The loss of coal mining jobs has accelerated in recent years. In the fourth quarter of 2011, coal employed 26,000 West Virginians. By the second quarter of 2016, that number had plummeted to just 12,000.
In 1950, McDowell County had nearly 100,000 residents, many of whom worked in the area's coal mines. Today, McDowell is one of the poorest counties in the country, with median household income under $25,000 and just over 20,000 people in the county.
West Virginia high school grads go to college at a lower rate than their American peers, with 55% enrollment, compared to 64% nationally.
With the future of southern West Virginia uncertain, we asked recent graduates from the region: Do they plan to stay in West Virginia to build a life and career, or do they feel the need to get out to succeed?
All the students we spoke with will enroll in college or have already graduated.
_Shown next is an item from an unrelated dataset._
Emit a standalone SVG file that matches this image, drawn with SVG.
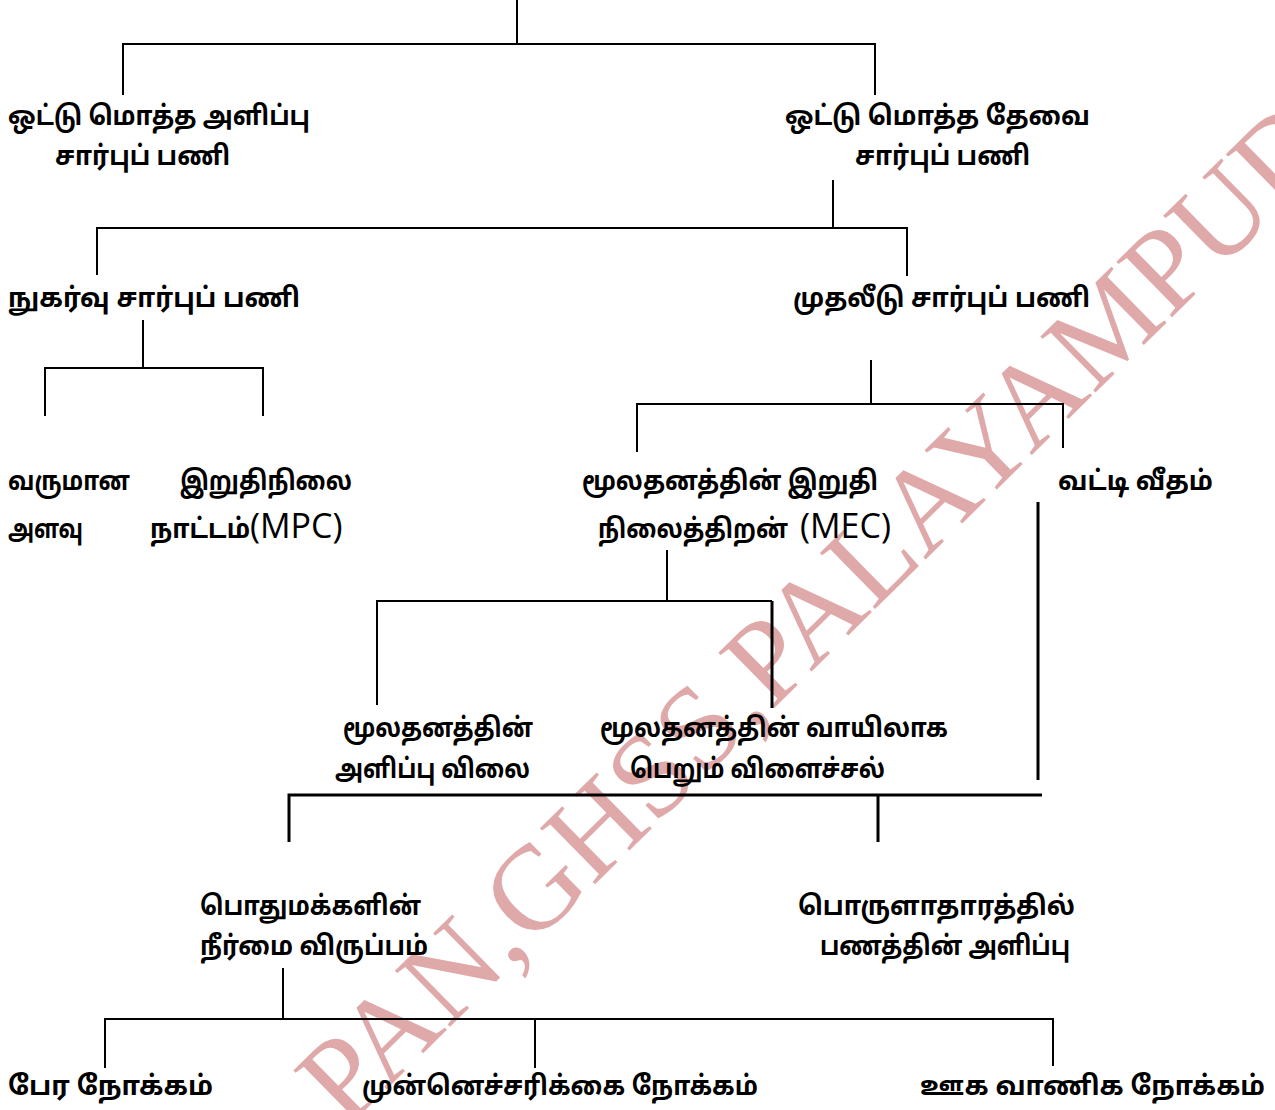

Here's what six of them said about their futures -- and that of their home.
From the coalfields to Cambridge
Grace Bannister, 17
This fall, Logan County's Grace Bannister is heading to a place worlds away from where she grew up: Harvard University.
"I think there's a very large gap in the quality of life between where I'm from and where I'm going," she said.
Bannister has lost family members to drug overdoses and seen her father's mining supply company weather tough times to stay in business. She's concerned about the future of her home.
"I almost feel like it'll become like a ghost town because most of the population at this point is older," she said.
At Harvard, Bannister plans to major in government or anthropology. Unlike some other recent graduates we spoke to, Bannister wants to be a part of the change she says her home needs.